The global business landscape is experiencing a noticeable shift this week as financial markets respond to easing trade tensions and positive investor sentiment. On January 21, 2026, major U.S. stock indices closed significantly higher after political uncertainty around tariffs eased, signaling renewed confidence among investors and business leaders alike.
Wall Street’s rebound was broad‑based. The S&P 500 jumped 1.16%, marking its largest one‑day gain in recent weeks. The Dow Jones Industrial Average rose 1.21%, and the Nasdaq Composite climbed 1.18%. This rally followed news that the U.S. government had dropped previously threatened tariffs on several European allies, helping reduce fears of a looming trade war that had weighed on markets.
Investors reacted positively to the change in rhetoric. Strong earnings results from regional banks — including a double‑digit gain for Citizens Financial Group — also helped bolster the optimism, with even traditionally defensive sectors like energy and industrials contributing to the upswing.

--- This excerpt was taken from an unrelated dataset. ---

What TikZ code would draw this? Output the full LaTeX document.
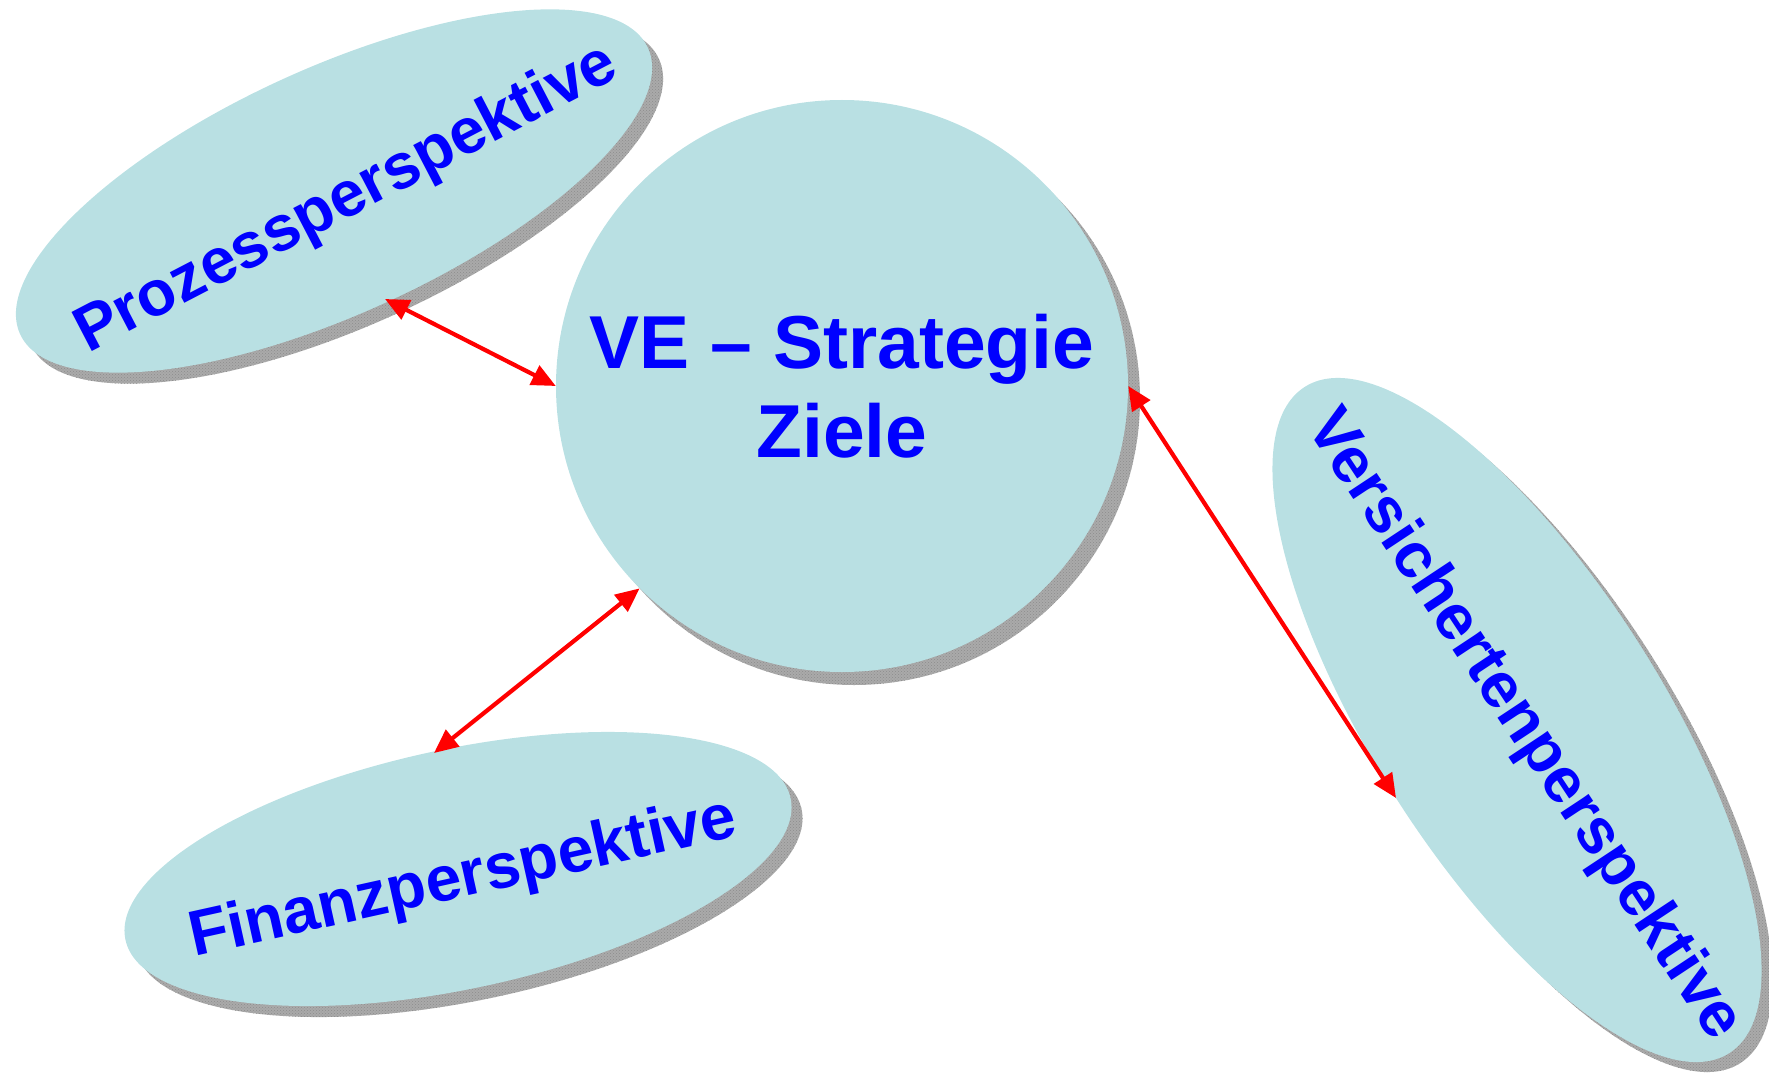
\documentclass[tikz,border=0pt]{standalone}
\usepackage{fontspec}
\setmainfont{Liberation Sans}
\usetikzlibrary{shapes.geometric,arrows.meta,patterns}
\definecolor{fillblue}{RGB}{185,224,227}
\definecolor{txtblue}{RGB}{0,0,255}
\definecolor{shgray}{RGB}{170,170,170}
\begin{document}
\begin{tikzpicture}[x=1pt,y=-1pt,
  blob/.style={ellipse, inner sep=0pt, fill=fillblue},
  lbl/.style={inner sep=0pt, text=txtblue, font=\fontsize{64}{72}\selectfont\bfseries},
  shadowblob/.style={ellipse, inner sep=0pt, fill=shgray,
    postaction={pattern=crosshatch dots, pattern color=black!45}},
  link/.style={draw=red, line width=4.2pt,
    {Triangle[length=24pt,width=21pt]}-{Triangle[length=24pt,width=21pt]}}]
\useasboundingbox (0,0) rectangle (1769,1075);
% shadows
\node[shadowblob, minimum width=690pt, minimum height=246pt, rotate=24.5] (pz-sh) at (345,202) {};
\node[shadowblob, minimum width=680pt, minimum height=240pt, rotate=12] (fi-sh) at (469,880) {};
\node[shadowblob, minimum width=790pt, minimum height=288pt, rotate=-57.5] (vs-sh) at (1528,730) {};
\node[shadowblob, circle, minimum size=572pt] (ve-sh) at (854,399) {};
% shapes
\node[blob, minimum width=690pt, minimum height=246pt, rotate=24.5] (pz) at (334,191) {};
\node[blob, minimum width=680pt, minimum height=240pt, rotate=12] (fi) at (458,869) {};
\node[blob, minimum width=790pt, minimum height=288pt, rotate=-57.5] (vs) at (1517,720) {};
\node[circle, inner sep=0pt, fill=fillblue, minimum size=572pt, text=txtblue, align=center,
  font=\fontsize{75}{89}\selectfont\bfseries] (ve) at (842,386) {VE -- Strategie\\Ziele};
% labels
\node[lbl, rotate=27.5] (pz-t) at (347,200) {Prozessperspektive};
\node[lbl, rotate=12.5] (fi-t) at (463,880) {Finanzperspektive};
\node[lbl, rotate=-56.5] (vs-t) at (1523,726) {Versichertenperspektive};
% arrow ends on the ellipses
\coordinate (pz-a) at (385,299);
\coordinate (fi-a) at (434,753);
\coordinate (vs-a) at (1396,798);
\draw[link] (pz-a) -- (ve.180);
\draw[link] (ve.225) -- (fi-a);
\draw[link] (ve.0) -- (vs-a);
\end{tikzpicture}
\end{document}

Business leaders and market analysts are closely watching how this rally might influence broader economic trends throughout 2026. Some suggest that improved investor sentiment could lead to increased capital spending and lending activity, which in turn might give a boost to the overall economy. However, others caution that underlying structural issues — including geopolitical volatility and supply chain uncertainties — could temper long‑term gains.
Beyond the United States, Asian and European markets also showed signs of positive momentum on January 22. South Korea’s Kospi index climbed past the 5,000 mark for the first time, while the South African rand strengthened against the U.S. dollar, reflecting stronger risk appetite among global investors.
The currency move for the rand is notable because it indicates increased confidence in emerging markets. Economists point to improved macroeconomic indicators in South Africa — including a recent drop in inflation — as one factor supporting the currency’s gains.
For businesses watching the markets, this shift may present both opportunities and challenges. Companies with global operations could see benefits from reduced trade tensions, but must still prepare for currency volatility and geopolitical headwinds that could surface as 2026 progresses. Analysts also warn that while stock market gains are encouraging, they do not always translate immediately into stronger economic performance across industries.
In summary, the easing of tariff threats and a strong stock market rebound have given business leaders and investors cautious optimism heading into 2026. Whether this trend continues will depend on future policy decisions, corporate earnings, and global economic conditions — all factors worth watching closely in the weeks ahead.